The study gives some of the credit for this shift in online behavior to greater use of the Internet at work. In a separate survey in January 2002, Pew found that 55 million Americans now go online from work, up from 43 million who went online at work in March 2000. On a typical day, 36 percent of Americans with Internet access on the job were doing work-related research in March 2001, up from 25 percent a year earlier. Further, 44 percent of those who have Internet access at work say online tools improve their ability to do their jobs.

E-mail has become a common communications tool for sharing worries or seeking advice among Internet users, the study found. By March 2001, 51 million Americans had emailed family members for advice, up from 30 million in 2000 – a 70 percent increase in a year. Similarly, 51 million Americans said they had emailed a friend for advice, compared to 32 million Americans who had done this by March 2000. This pattern extends to emailing family members to express worries, with about 40 million American having done this in March 2001, compared to 25 million a year earlier.

“It’s easy to see how people take advantage of a growing network,” said John Horrigan, senior research specialist with the Pew Internet Project. “Each friend who gets Internet access and each grandmother who sends her first email builds the community of Internet users. The larger the community gets, the more likely it is that people will turn to email to share intimate and crucial communications.”

The share of Internet users who had bought products online grew from 47 percent of Internet users in March 2000 to 53 percent in March 2001. The proportion who had purchased travel services had grown from 34 percent to 42 percent. The number who had done banking online grew from 17 percent to 23 percent. And the percent of those who had participated in online auctions grew from 14 percent to 20 percent. People also expanded their range of online activities over the course of the year from an average of 11 to 14 different types of uses of the Internet.

Americans’ more serious approach to the Internet has been accompanied by evidence of increasing efficiency online and shifts in the allocation in time between online and offline activities. An average surfer spent 7 fewer minutes online during a typical day’s activity online in March 2001 than in March 2000.
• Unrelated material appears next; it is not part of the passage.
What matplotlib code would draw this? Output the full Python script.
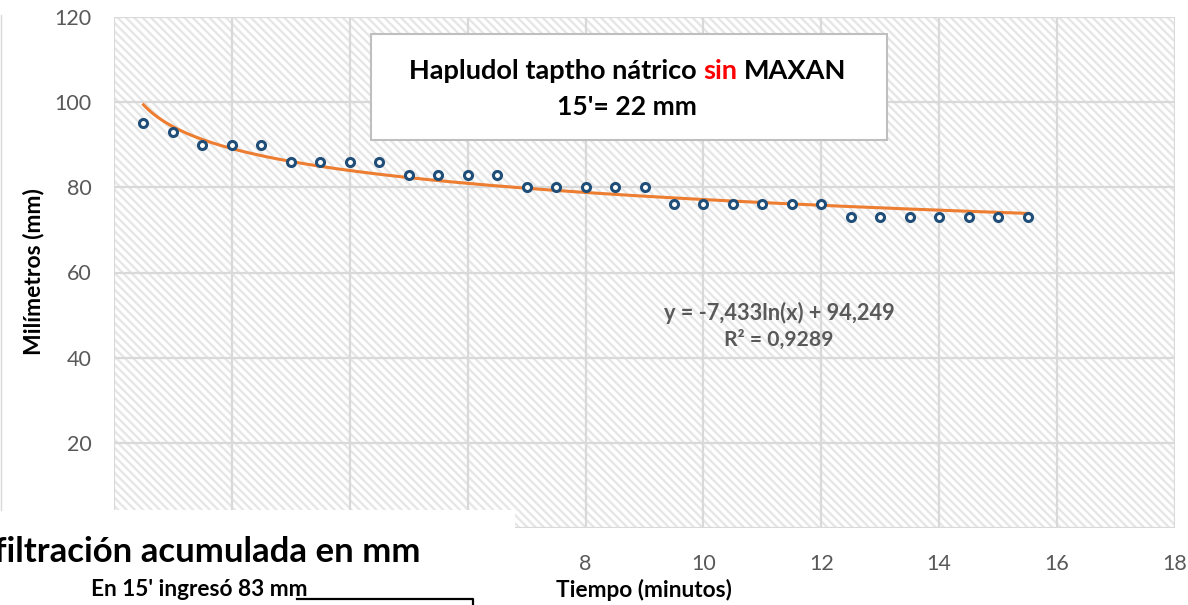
import numpy as np
import matplotlib
matplotlib.use("Agg")
import matplotlib.pyplot as plt
from matplotlib.patches import Rectangle
from matplotlib.lines import Line2D

# ---------------- data ----------------
tiempo = [0.5, 1, 1.5, 2, 2.5, 3, 3.5, 4, 4.5, 5, 5.5, 6, 6.5, 7, 7.5, 8,
          8.5, 9, 9.5, 10, 10.5, 11, 11.5, 12, 12.5, 13, 13.5, 14, 14.5, 15, 15.5]
milimetros = [95, 93, 90, 90, 90, 86, 86, 86, 86, 83, 83, 83, 83, 80, 80, 80,
              80, 80, 76, 76, 76, 76, 76, 76, 73, 73, 73, 73, 73, 73, 73]
x_ticks = [0, 2, 4, 6, 8, 10, 12, 14, 16, 18]
# labels hidden under the white box in the picture are left empty
x_tick_labels = ["", "", "", "", "8", "10", "12", "14", "16", "18"]
y_ticks = [0, 20, 40, 60, 80, 100, 120]
y_tick_labels = ["", "20", "40", "60", "80", "100", "120"]
titulo_a = "Hapludol taptho nátrico"
titulo_rojo = "sin"
titulo_b = "MAXAN"
titulo_2 = "15'= 22 mm"
ecuacion = "y = -7,433ln(x) + 94,249"
r2 = "R² = 0,9289"
x_label = "Tiempo (minutos)"
y_label = "Milímetros (mm)"
caja_titulo = "Infiltración acumulada en mm"
caja_sub = "En 15' ingresó 83 mm"

W, H = 1188, 605
plt.rcParams['font.family'] = ['Lato', 'DejaVu Sans']
plt.rcParams['hatch.linewidth'] = 1.7
fig = plt.figure(figsize=(W / 100, H / 100), dpi=100)
fig.patch.set_facecolor('white')

def fx(px):
    return px / W

def fy(py):
    return 1 - py / H

L, R, T, B = 114, 1175, 17, 528
ax = fig.add_axes([fx(L), fy(B), fx(R) - fx(L), fy(T) - fy(B)])
ax.set_xlim(0, 18)
ax.set_ylim(0, 120)
ax.set_xticks(x_ticks, x_tick_labels)
ax.set_yticks(y_ticks, y_tick_labels)
for s in ax.spines.values():
    s.set_visible(False)
ax.tick_params(length=0, labelsize=15.5, labelcolor='#595959')
ax.tick_params(axis='y', pad=16)
ax.tick_params(axis='x', pad=19)
ax.grid(True, color='#d9d9d9', lw=1.6, zorder=1)
ax.set_axisbelow(True)

hatch = Rectangle((0, 0), 1, 1, transform=ax.transAxes, facecolor='white',
                  edgecolor='#e6e6e6', hatch='\\\\\\\\', lw=0, zorder=0)
ax.add_patch(hatch)

# scatter
ax.plot(tiempo, milimetros, ls='none', marker='o', ms=5.8, mew=2.2,
        mec='#1f4e79', mfc='white', zorder=4)

# logarithmic trend line fitted to the data
tx = np.array(tiempo, dtype=float)
coef = np.polyfit(np.log(tx), np.array(milimetros, dtype=float), 1)
xs = np.linspace(tx.min(), tx.max(), 300)
ax.plot(xs, coef[0] * np.log(xs) + coef[1], color='#ed7d31', lw=2.2, zorder=3)

renderer = fig.canvas.get_renderer()

def width_of(s, fs):
    t = fig.text(0, 0, s, fontsize=fs, fontweight='bold')
    w = t.get_window_extent(renderer).width
    t.remove()
    return w

def fit_text(px, py, s, target_w, **kw):
    t = fig.text(fx(px), fy(py), s, fontsize=12, **kw)
    w = t.get_window_extent(renderer).width
    t.set_fontsize(12 * target_w / w)
    return t

# equation
fit_text(779, 313, ecuacion, 230, ha='center', va='center', color='#595959',
         fontweight='bold', zorder=6)
fit_text(779, 340, r2, 109, ha='center', va='center', color='#595959',
         fontweight='bold', zorder=6)

# axis labels
xl = fit_text(644, 590, x_label, 175, ha='center', va='center', color='black',
              fontweight='bold', zorder=6)
fs_lbl = xl.get_fontsize()
ty = fig.text(fx(34), fy(272), y_label, rotation=90, fontsize=12, ha='center',
              va='center', fontweight='bold', color='black')
hh = ty.get_window_extent(renderer).height
ty.set_fontsize(12 * 166 / hh)

# title box
fig.add_artist(Rectangle((fx(371), fy(140)), fx(887) - fx(371), fy(34) - fy(140),
                         transform=fig.transFigure, facecolor='white',
                         edgecolor='#bfbfbf', lw=1.5, zorder=5))
full = titulo_a + " " + titulo_rojo + " " + titulo_b
fs_t = 12 * 436 / width_of(full, 12)
sp = width_of("H H", fs_t) - width_of("HH", fs_t)
wa, wr, wb = width_of(titulo_a, fs_t), width_of(titulo_rojo, fs_t), width_of(titulo_b, fs_t)
total = wa + sp + wr + sp + wb
x0 = 628 - total / 2
for s, c, xx in [(titulo_a, 'black', x0), (titulo_rojo, '#ff0000', x0 + wa + sp),
                 (titulo_b, 'black', x0 + wa + sp + wr + sp)]:
    fig.text(fx(xx), fy(71), s, fontsize=fs_t, fontweight='bold', color=c,
             ha='left', va='center', zorder=6)
fit_text(627, 107, titulo_2, 139, ha='center', va='center', color='black',
         fontweight='bold', zorder=6)

# overlaid white box bottom-left
fig.add_artist(Rectangle((0, 0), fx(515), fy(510), transform=fig.transFigure,
                         facecolor='white', edgecolor='none', zorder=5))
fig.add_artist(Line2D([fx(1), fx(1)], [fy(15), fy(510)], transform=fig.transFigure,
                      color='#d9d9d9', lw=1.0, zorder=5))
# the reference shows this title running off the left edge ("filtración ...")
vis = caja_titulo[2:]
fs_b = 12 * 424 / width_of(vis, 12)
fig.text(fx(420), fy(552), caja_titulo, fontsize=fs_b, fontweight='bold',
         ha='right', va='center', color='black', zorder=6)
sub = fig.text(fx(91), fy(590), caja_sub, fontsize=fs_lbl, fontweight='bold',
               ha='left', va='center', color='black', zorder=6)
sub_end = 91 + sub.get_window_extent(renderer).width
line_start = sub_end - 0.55 * width_of("m", fs_lbl)
fig.add_artist(Line2D([fx(line_start), fx(473), fx(473)], [fy(599), fy(599), fy(606)],
                      transform=fig.transFigure, color='black', lw=1.6, zorder=6))

fig.savefig('out.png', dpi=100, facecolor='white')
Additional findings from the Pew study include:

  • 29 percent of Internet users who have bought something online said their Internet use has resulted in their spending less time shopping in stores.
  • 25 percent of Internet users said they spend less time watching television because of the Internet.
  • 14 percent of Internet users said their time online has decreased the time they spend reading newspapers.
  • 14 percent of Internet users said the Net increased the amount of time they spent working at home.
  • 10 percent say their use of the Internet increases the amount of time they spend at the office.